Start of DATA ENTRIES

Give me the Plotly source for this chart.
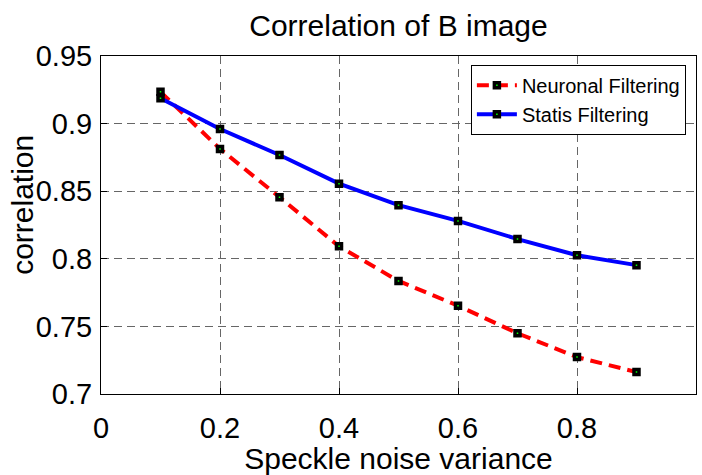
import plotly.graph_objects as go

noise_variance = [0.1, 0.2, 0.3, 0.4, 0.5, 0.6, 0.7, 0.8, 0.9]
neuronal_filtering = [0.9235, 0.8813, 0.8456, 0.8092, 0.7836, 0.7653, 0.7449, 0.7273, 0.7162]
statis_filtering = [0.9188, 0.8960, 0.8768, 0.8556, 0.8397, 0.8280, 0.8146, 0.8026, 0.7953]
x_ticks = [0, 0.2, 0.4, 0.6, 0.8, 1]
x_tick_text = ["0", "0.2", "0.4", "0.6", "0.8", "1"]
y_ticks = [0.7, 0.75, 0.8, 0.85, 0.9, 0.95]
y_tick_text = ["0.7", "0.75", "0.8", "0.85", "0.9", "0.95"]

FONT = "Liberation Sans, Arial, Helvetica, sans-serif"

marker = dict(symbol="square", size=5, color="#00ff00",
              line=dict(color="black", width=3.5))

fig = go.Figure()
fig.add_trace(go.Scatter(
    x=noise_variance, y=neuronal_filtering, name="Neuronal Filtering",
    mode="lines+markers",
    line=dict(color="#ff0000", width=4, dash="12px,7px"),
    marker=marker,
))
fig.add_trace(go.Scatter(
    x=noise_variance, y=statis_filtering, name="Statis Filtering",
    mode="lines+markers",
    line=dict(color="#0000ff", width=4),
    marker=marker,
))

axis_common = dict(
    showline=True, linecolor="black", linewidth=1, mirror=True,
    ticks="inside", ticklen=6, tickcolor="black",
    showgrid=True, gridcolor="#666666", gridwidth=1, griddash="8px,5px",
    zeroline=False, tickfont=dict(family=FONT, size=29, color="black"),
)

plot_left, plot_width = 101, 596

fig.update_layout(
    width=702, height=475,
    margin=dict(l=101, r=5, t=56, b=66),
    paper_bgcolor="white", plot_bgcolor="white",
    font=dict(family=FONT, color="black"),
    title=dict(text="Correlation of B image", x=0.5, xref="paper",
               xanchor="center", y=1 - 25 / 475, yref="container",
               yanchor="middle", font=dict(family=FONT, size=30, color="black")),
    xaxis=dict(range=[0, 1], tickvals=x_ticks, ticktext=x_tick_text,
               title=dict(text="Speckle noise variance", standoff=5,
                          font=dict(family=FONT, size=30, color="black")),
               ticklabelstandoff=8,
               **axis_common),
    yaxis=dict(range=[0.7, 0.95], tickvals=y_ticks, ticktext=y_tick_text,
               ticklabelstandoff=2,
               **axis_common),
    legend=dict(x=0.983, y=0.974, xanchor="right", yanchor="top",
                bgcolor="white", bordercolor="black", borderwidth=1,
                font=dict(family=FONT, size=20, color="black"),
                itemwidth=40, tracegroupgap=0),
    showlegend=True,
    annotations=[dict(
        text="correlation", textangle=-90, showarrow=False,
        xref="paper", yref="paper",
        x=-(plot_left - 23) / plot_width, y=0.56,
        xanchor="center", yanchor="middle",
        font=dict(family=FONT, size=30, color="black"),
    )],
)

fig.write_html("out.html")
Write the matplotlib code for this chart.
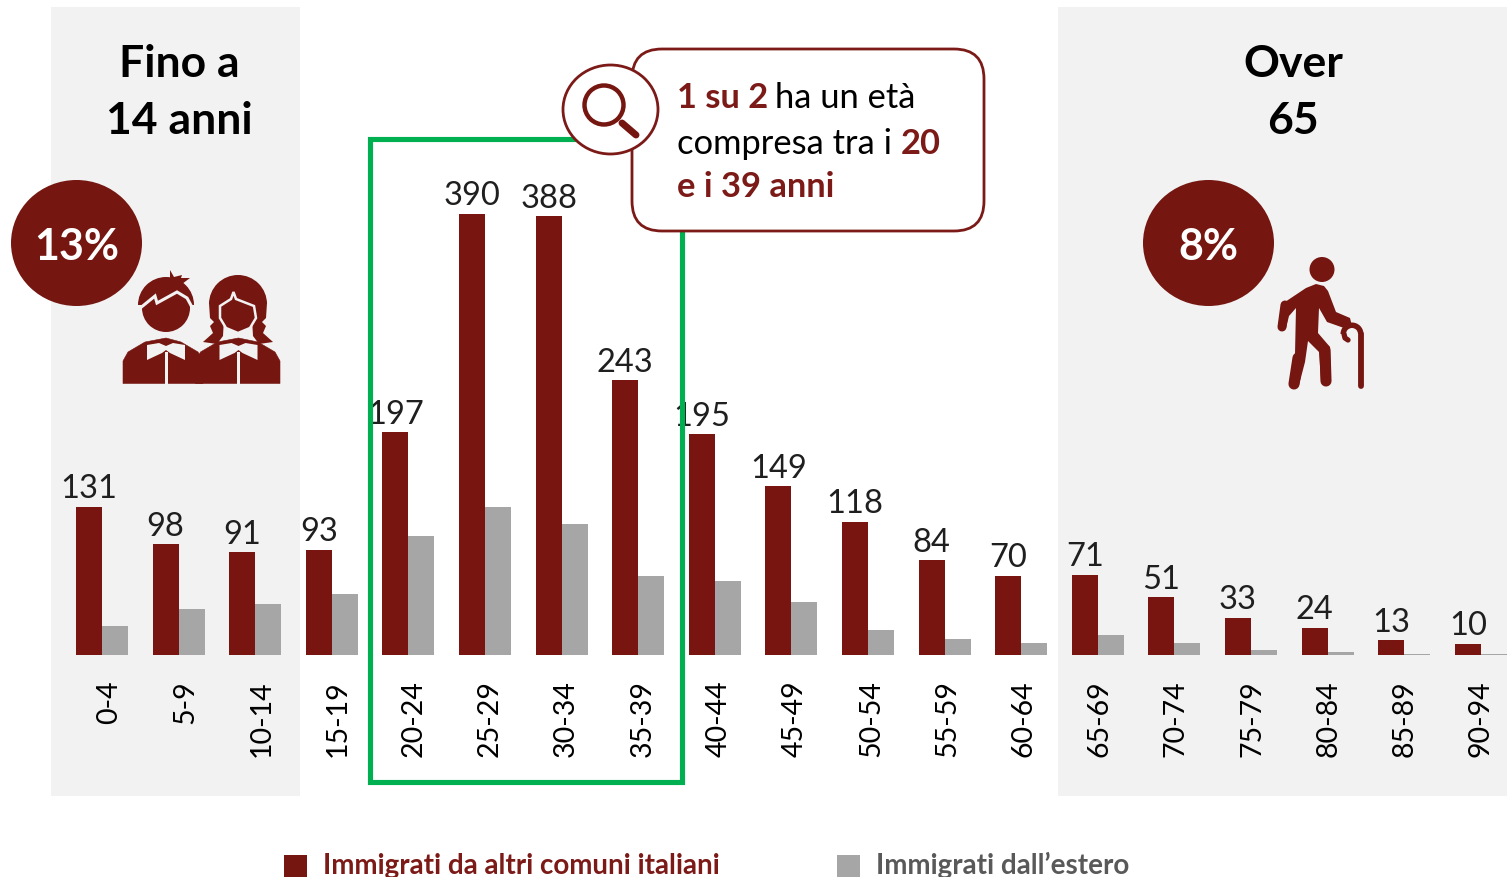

End of DATA ENTRIES

— WORK TO COMPLETE —
Write out the records above exactly as they stand, leaving out every picture.

— SOLUTION TO THIS PROBLEM —
Give me the Plotly source for this chart.
import plotly.graph_objects as go

noise_variance = [0.1, 0.2, 0.3, 0.4, 0.5, 0.6, 0.7, 0.8, 0.9]
neuronal_filtering = [0.9235, 0.8813, 0.8456, 0.8092, 0.7836, 0.7653, 0.7449, 0.7273, 0.7162]
statis_filtering = [0.9188, 0.8960, 0.8768, 0.8556, 0.8397, 0.8280, 0.8146, 0.8026, 0.7953]
x_ticks = [0, 0.2, 0.4, 0.6, 0.8, 1]
x_tick_text = ["0", "0.2", "0.4", "0.6", "0.8", "1"]
y_ticks = [0.7, 0.75, 0.8, 0.85, 0.9, 0.95]
y_tick_text = ["0.7", "0.75", "0.8", "0.85", "0.9", "0.95"]

FONT = "Liberation Sans, Arial, Helvetica, sans-serif"

marker = dict(symbol="square", size=5, color="#00ff00",
              line=dict(color="black", width=3.5))

fig = go.Figure()
fig.add_trace(go.Scatter(
    x=noise_variance, y=neuronal_filtering, name="Neuronal Filtering",
    mode="lines+markers",
    line=dict(color="#ff0000", width=4, dash="12px,7px"),
    marker=marker,
))
fig.add_trace(go.Scatter(
    x=noise_variance, y=statis_filtering, name="Statis Filtering",
    mode="lines+markers",
    line=dict(color="#0000ff", width=4),
    marker=marker,
))

axis_common = dict(
    showline=True, linecolor="black", linewidth=1, mirror=True,
    ticks="inside", ticklen=6, tickcolor="black",
    showgrid=True, gridcolor="#666666", gridwidth=1, griddash="8px,5px",
    zeroline=False, tickfont=dict(family=FONT, size=29, color="black"),
)

plot_left, plot_width = 101, 596

fig.update_layout(
    width=702, height=475,
    margin=dict(l=101, r=5, t=56, b=66),
    paper_bgcolor="white", plot_bgcolor="white",
    font=dict(family=FONT, color="black"),
    title=dict(text="Correlation of B image", x=0.5, xref="paper",
               xanchor="center", y=1 - 25 / 475, yref="container",
               yanchor="middle", font=dict(family=FONT, size=30, color="black")),
    xaxis=dict(range=[0, 1], tickvals=x_ticks, ticktext=x_tick_text,
               title=dict(text="Speckle noise variance", standoff=5,
                          font=dict(family=FONT, size=30, color="black")),
               ticklabelstandoff=8,
               **axis_common),
    yaxis=dict(range=[0.7, 0.95], tickvals=y_ticks, ticktext=y_tick_text,
               ticklabelstandoff=2,
               **axis_common),
    legend=dict(x=0.983, y=0.974, xanchor="right", yanchor="top",
                bgcolor="white", bordercolor="black", borderwidth=1,
                font=dict(family=FONT, size=20, color="black"),
                itemwidth=40, tracegroupgap=0),
    showlegend=True,
    annotations=[dict(
        text="correlation", textangle=-90, showarrow=False,
        xref="paper", yref="paper",
        x=-(plot_left - 23) / plot_width, y=0.56,
        xanchor="center", yanchor="middle",
        font=dict(family=FONT, size=30, color="black"),
    )],
)

fig.write_html("out.html")
Write the matplotlib code for this chart.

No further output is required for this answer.